Toulouse-Lautrec’s At the Moulin Rouge, 1892-95, an oil on canvas, is part of the permanent collection in The Art Institute of Chicago, and it was included among a number of that museum’s holdings that were subjects for literary interpretation in an excellent book of ekphrastic writings titled Transforming Vision: Writers on Art, edited by Edward Hirsch. The volume, published by The Art Institute of Chicago in 1994, features the works of nearly three-dozen writers, mostly contemporary poets or fiction writers commissioned for the project, who were inspired by selections from the museum’s nineteenth- and twentieth-century masterpieces. Among the pieces in this anthology, Jon Stallworthy contributed a wonderful 1963 poem he previously had composed in response to Toulouse-Lautrec’s painting:
TOULOUSE-LAUTREC AT THE MOULIN ROUGE
“Cognac—more cognac for Monsieur Lautrec—
More cognac for the little gentleman,
Monster or clown of the Moulin—quick—
Another glass!”
The Can Can
Chorus with their jet net stockings
And their red heads rocking
Have brought their patrons flocking to the floor.
Pince-nez, glancing down from legs advancing
To five fingers dancing
Over a menu-card, scorn and adore
Prostitutes and skinny flirts
Who crossing arms and tossing skirts
High-kick—a quick
Eye captures all before they fall—
Quick lines, thick lines
Trace the huge ache under rouge.
“Cognac—more cognac!” Only the slop
Of a charwoman pushing her bucket and mop,
And the rattle of chairs on a table top.
The glass can fall no further.
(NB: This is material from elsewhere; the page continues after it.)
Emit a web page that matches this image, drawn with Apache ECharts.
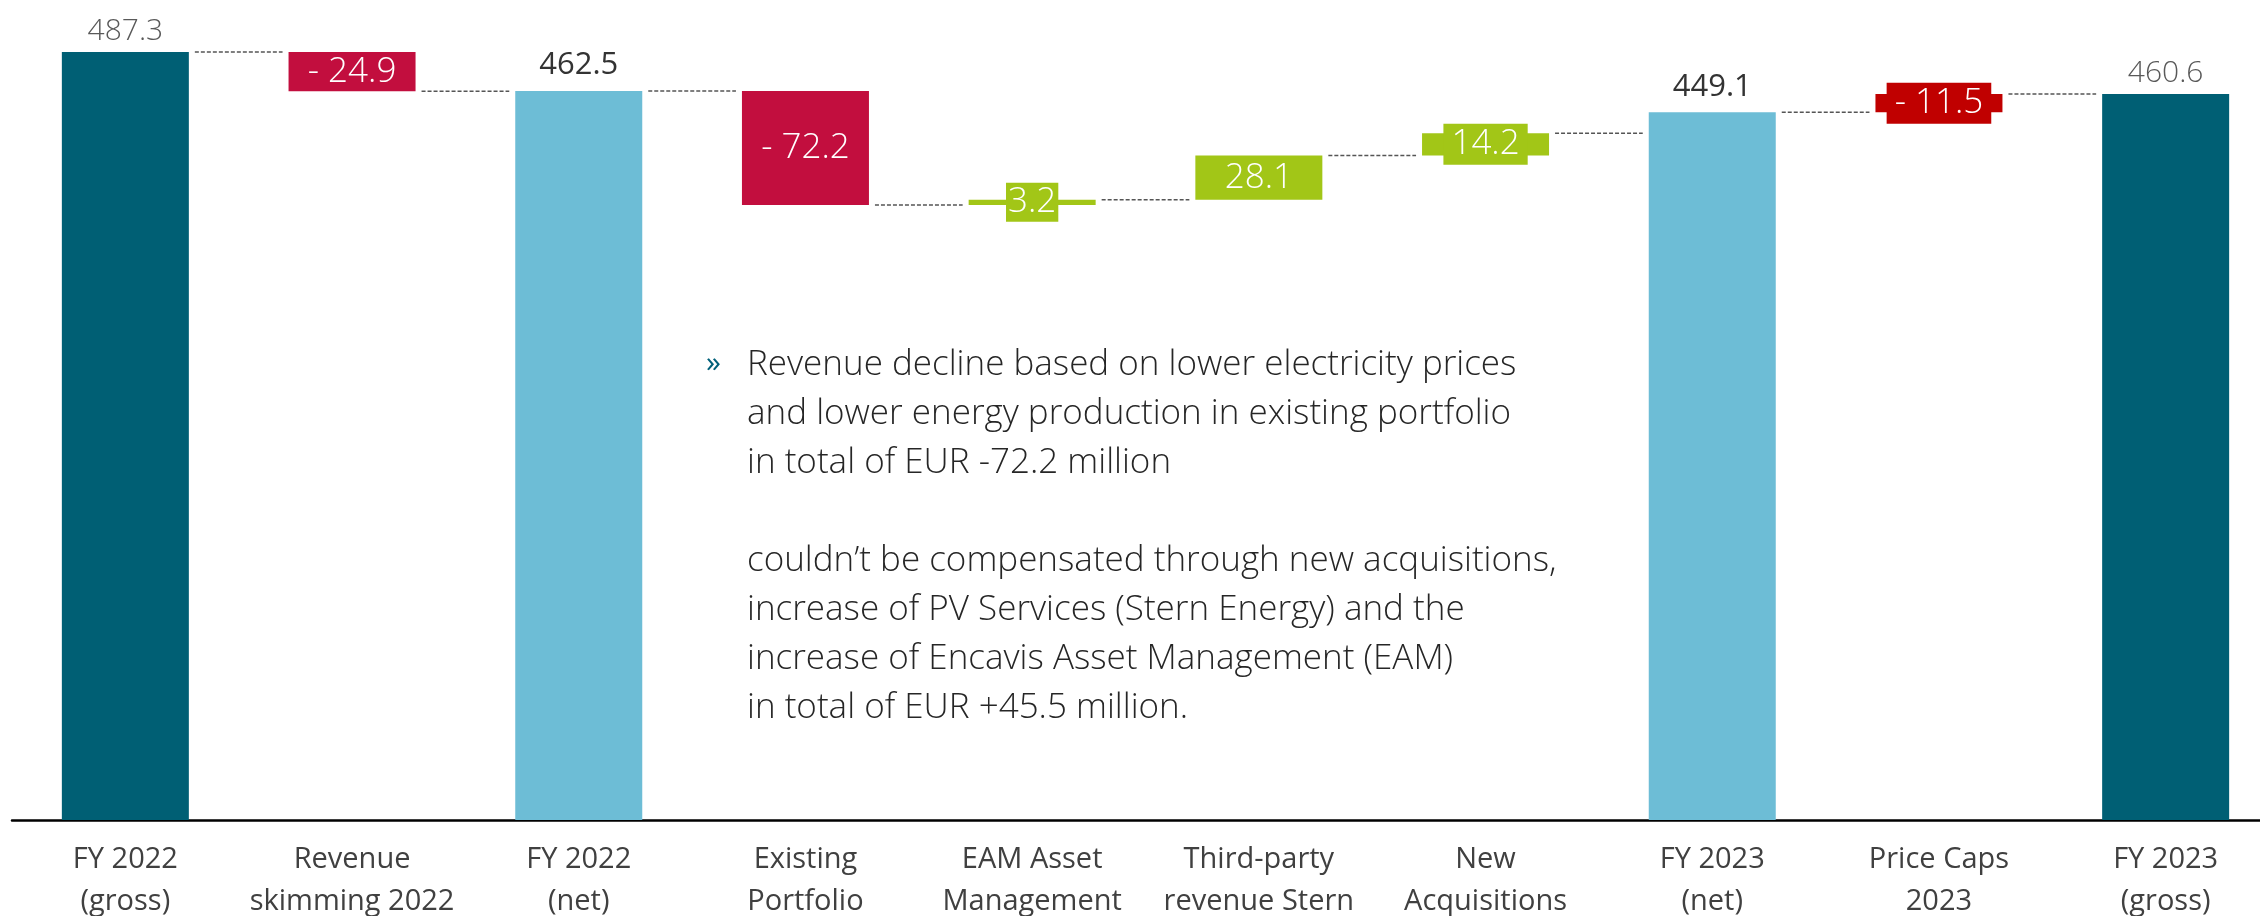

Time to stop
The charcoal’s passionate waltzing with the hand.
Time to take up the hat, drag out the sticks,
And very slowly like a hurt crab, stand:
With one wry bow to the vanished band,
Launch out with short steps harder than high kicks
Along the unspeakable inches of the street.
His flesh was his misfortune: but the feet
Of those whose flesh was all their fortune beat
Softly as the grey rain falling
Through his brain recalling
Marie, Annette, Jean-Claude and Marguerite.
—Jon Stallworthy
1 comment:
nice.
many accurate insights.
i might add, and many do not realize this BUT
degas' soft pastels of beautiful ballerinas do not
totally address the realities of the abusive and oppressive lives these young women led.
degas chose to elevate their artistic contribution, and yet if you look closely, and i have at musee d'orsay,
you will see the pain and angst of their situations.
ballet mistresses and theatre managers were often
as bad as any johns and stringent in their controls.
degas presents them as suffering angels and
is paying tribute by doing so.
lautrec immortalized the under side of parisian bar life, but it is a much stronger statement and the colors reflect this.